The spread between the average maximum and minimum loan amount available to buy-to-let (BTL) mortgage applicants is more than double the spread in the residential market, new analysis has revealed.
Data from Mortgage Broker Tools (MBT) showed that the average maximum loan available to residential customers in February was £235,475, whereas the average minimum loan was £136,000 – representing a spread of £99,475.
For BTL customers, however, the average maximum loan was £346,153, while the average minimum loan was £131,687. This equates to an affordability spread of £214,466, more than twice the spread in the residential market.
Analysis of cases processed through the MBT Affordability platform found that while the residential market has seen frequent change in the affordability landscape, BTL affordability has remained relatively stable.
However, MBT suggested the large spread between the average maximum and minimum available loans has put “greater emphasis” on choosing the right lender to match a client’s loan requirements.
“This data from MBT Affordability shows that the choice of lender for a BTL client can make a huge difference to the size of loan they are able to access,” commented MBT CEO, Tanya Toumadj.
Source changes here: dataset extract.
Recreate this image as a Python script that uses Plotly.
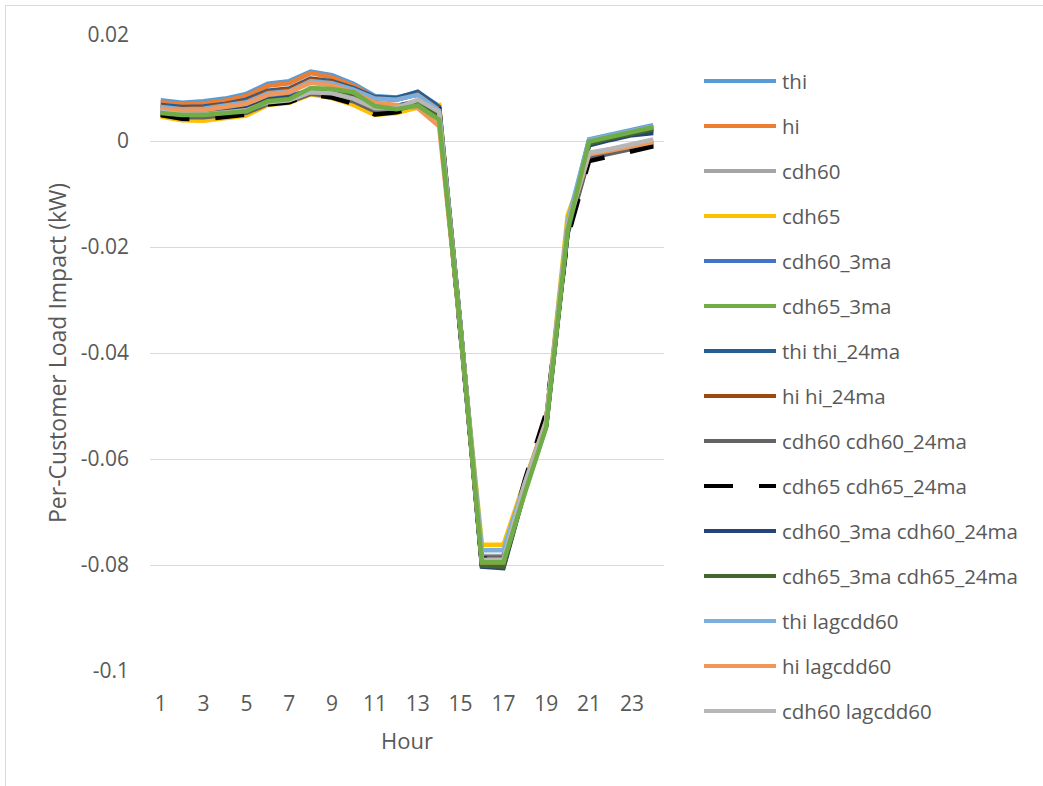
import plotly.graph_objects as go

hours = list(range(1, 25))

# Per-customer load impact (kW) by hour, one list per weather specification
thi = [.0077, .0072, .0075, .0080, .0089, .0108, .0113, .0131, .0124, .0108, .0085, .0082, .0091, .0066,
       -.0350, -.0798, -.0798, -.0650, -.0530, -.0158, .0003, .0012, .0021, .0030]
hi = [.0073, .0069, .0071, .0076, .0085, .0104, .0109, .0128, .0120, .0104, .0082, .0080, .0087, .0062,
      -.0352, -.0797, -.0797, -.0652, -.0532, -.0160, .0000, .0010, .0019, .0027]
cdh60 = [.0051, .0046, .0046, .0050, .0054, .0071, .0075, .0090, .0087, .0077, .0058, .0060, .0074, .0052,
         -.0354, -.0783, -.0783, -.0645, -.0528, -.0155, -.0024, -.0016, -.0007, .0001]
cdh65 = [.0046, .0039, .0038, .0042, .0048, .0068, .0072, .0088, .0081, .0068, .0049, .0053, .0063, .0068,
         -.0362, -.0762, -.0762, -.0642, -.0526, -.0140, -.0028, -.0020, -.0010, -.0006]
cdh60_3ma = [.0058, .0055, .0055, .0060, .0067, .0082, .0086, .0095, .0091, .0084, .0066, .0064, .0072, .0045,
             -.0350, -.0800, -.0801, -.0655, -.0535, -.0163, -.0001, .0009, .0017, .0025]
cdh65_3ma = [.0053, .0049, .0049, .0052, .0056, .0075, .0079, .0100, .0098, .0092, .0066, .0060, .0067, .0040,
             -.0355, -.0795, -.0795, -.0665, -.0540, -.0168, -.0001, .0008, .0017, .0026]
thi_24ma = [.0068, .0064, .0065, .0070, .0078, .0095, .0099, .0118, .0113, .0100, .0083, .0081, .0093, .0064,
            -.0350, -.0800, -.0802, -.0655, -.0535, -.0165, -.0003, .0007, .0014, .0020]
hi_24ma = [.0065, .0061, .0063, .0068, .0075, .0093, .0097, .0116, .0111, .0097, .0080, .0078, .0088, .0060,
           -.0352, -.0799, -.0800, -.0650, -.0530, -.0170, -.0030, -.0022, -.0012, -.0004]
cdh60_24ma = [.0050, .0045, .0045, .0049, .0053, .0070, .0074, .0089, .0085, .0075, .0056, .0058, .0070, .0056,
              -.0358, -.0786, -.0786, -.0650, -.0525, -.0175, -.0032, -.0024, -.0014, -.0006]
cdh65_24ma = [.0049, .0042, .0041, .0045, .0050, .0069, .0073, .0088, .0082, .0070, .0050, .0054, .0064, .0060,
              -.0362, -.0788, -.0788, -.0640, -.0512, -.0182, -.0038, -.0028, -.0018, -.0010]
cdh60_3ma_24ma = [.0056, .0052, .0053, .0057, .0062, .0078, .0082, .0096, .0093, .0087, .0068, .0066, .0075, .0050,
                  -.0358, -.0803, -.0806, -.0660, -.0538, -.0172, -.0008, .0002, .0011, .0015]
cdh65_3ma_24ma = [.0054, .0050, .0050, .0054, .0058, .0076, .0080, .0098, .0095, .0089, .0066, .0062, .0070, .0047,
                  -.0356, -.0801, -.0803, -.0660, -.0537, -.0170, -.0005, .0005, .0014, .0022]
thi_lagcdd60 = [.0064, .0060, .0061, .0066, .0073, .0090, .0094, .0113, .0109, .0097, .0080, .0078, .0087, .0058,
                -.0348, -.0772, -.0772, -.0645, -.0528, -.0152, .0002, .0011, .0019, .0028]
hi_lagcdd60 = [.0061, .0057, .0058, .0063, .0070, .0087, .0092, .0110, .0105, .0092, .0072, .0068, .0062, .0028,
               -.0355, -.0795, -.0795, -.0648, -.0528, -.0160, -.0025, -.0018, -.0010, -.0002]
cdh60_lagcdd60 = [.0055, .0050, .0050, .0054, .0058, .0073, .0077, .0092, .0090, .0080, .0062, .0062, .0078, .0055,
                  -.0352, -.0790, -.0790, -.0648, -.0530, -.0158, -.0022, -.0015, -.0006, .0003]

series_names = ["thi", "hi", "cdh60", "cdh65", "cdh60_3ma", "cdh65_3ma", "thi thi_24ma", "hi hi_24ma",
                "cdh60 cdh60_24ma", "cdh65 cdh65_24ma", "cdh60_3ma cdh60_24ma", "cdh65_3ma cdh65_24ma",
                "thi lagcdd60", "hi lagcdd60", "cdh60 lagcdd60"]
series_values = [thi, hi, cdh60, cdh65, cdh60_3ma, cdh65_3ma, thi_24ma, hi_24ma, cdh60_24ma, cdh65_24ma,
                 cdh60_3ma_24ma, cdh65_3ma_24ma, thi_lagcdd60, hi_lagcdd60, cdh60_lagcdd60]
series_colors = ["#5B9BD5", "#ED7D31", "#A5A5A5", "#FFC000", "#4472C4", "#70AD47", "#255E91", "#9E480E",
                 "#636363", "#000000", "#264478", "#43682B", "#7CAFDD", "#F1975A", "#B7B7B7"]
series_dash = ["solid"] * 9 + ["29px,26px"] + ["solid"] * 5

y_ticks = [0.02, 0, -0.02, -0.04, -0.06, -0.08, -0.1]
y_tick_text = ["0.02", "0", "-0.02", "-0.04", "-0.06", "-0.08", "-0.1"]
x_ticks = [1, 3, 5, 7, 9, 11, 13, 15, 17, 19, 21, 23]

FONT = "Open Sans"
TXT = "#595959"
W, H = 1043, 786
ML, MR, MT, MB = 150, 379, 35, 115
PW, PH = W - ML - MR, H - MT - MB


def px(x):
    return (x - ML) / PW


def py(y):
    return (H - MB - y) / PH


fig = go.Figure()

# draw order: cdh65_3ma sits on top of the bundle
order = [i for i in range(len(series_names)) if i != 5] + [5]
for i in order:
    fig.add_trace(go.Scatter(
        x=hours, y=series_values[i], mode="lines", name=series_names[i],
        line=dict(color=series_colors[i], width=4.5, dash=series_dash[i]),
        showlegend=False, hoverinfo="skip"))

shapes = []
annotations = []
# legend drawn at the right of the plot area
for i, name in enumerate(series_names):
    yy = 81 + 45 * i
    shapes.append(dict(type="line", xref="paper", yref="paper",
                       x0=px(704), x1=px(776), y0=py(yy), y1=py(yy),
                       line=dict(color=series_colors[i], width=4, dash=series_dash[i])))
    annotations.append(dict(xref="paper", yref="paper", x=px(780), y=py(yy), text=name,
                            showarrow=False, xanchor="left", yanchor="middle",
                            font=dict(family=FONT, size=20.5, color=TXT)))

# outer chart border
shapes.append(dict(type="rect", xref="paper", yref="paper", layer="below",
                   x0=px(5.5), x1=px(1050), y0=py(5.5), y1=py(800),
                   line=dict(color="#D9D9D9", width=1)))

annotations.append(dict(xref="paper", yref="paper", x=px(57), y=py(353),
                        text="Per-Customer Load Impact (kW)", textangle=-90, showarrow=False,
                        xanchor="center", yanchor="middle",
                        font=dict(family=FONT, size=23, color=TXT)))
annotations.append(dict(xref="paper", yref="paper", x=px(407), y=py(740), text="Hour",
                        showarrow=False, xanchor="center", yanchor="middle",
                        font=dict(family=FONT, size=22, color=TXT)))

fig.update_layout(
    width=W, height=H,
    margin=dict(l=ML, r=MR, t=MT, b=MB, pad=0),
    paper_bgcolor="white", plot_bgcolor="white",
    showlegend=False,
    shapes=shapes, annotations=annotations,
    font=dict(family=FONT, size=20, color=TXT),
    xaxis=dict(range=[0.5, 24.5], tickvals=x_ticks, showgrid=False, zeroline=False,
               showline=False, ticks="", ticklabelstandoff=18,
               tickfont=dict(family=FONT, size=21, color=TXT)),
    yaxis=dict(range=[-0.1, 0.02], tickvals=y_ticks, ticktext=y_tick_text,
               showgrid=True, gridcolor="#D9D9D9", gridwidth=1, zeroline=False,
               showline=False, ticks="", ticklabelstandoff=20,
               tickfont=dict(family=FONT, size=21, color=TXT)),
)

fig.write_html("out.html")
“Many investors are keen to maximise their leverage to make greater use of their capital, so it’s important that brokers are able to easily identify those lenders that can provide larger loan sizes for BTL clients. Choosing the wrong lender could limit a landlord’s options and have a significant impact on the success of their investment strategy.
“So, carrying out thorough affordability research is just as important in the BTL market as it is for residential clients – if not more so. The affordability landscape may be more stable in this part of the market, with fewer tweaks and changes to calculations, but the consequences of not choosing the right lender are more significant.”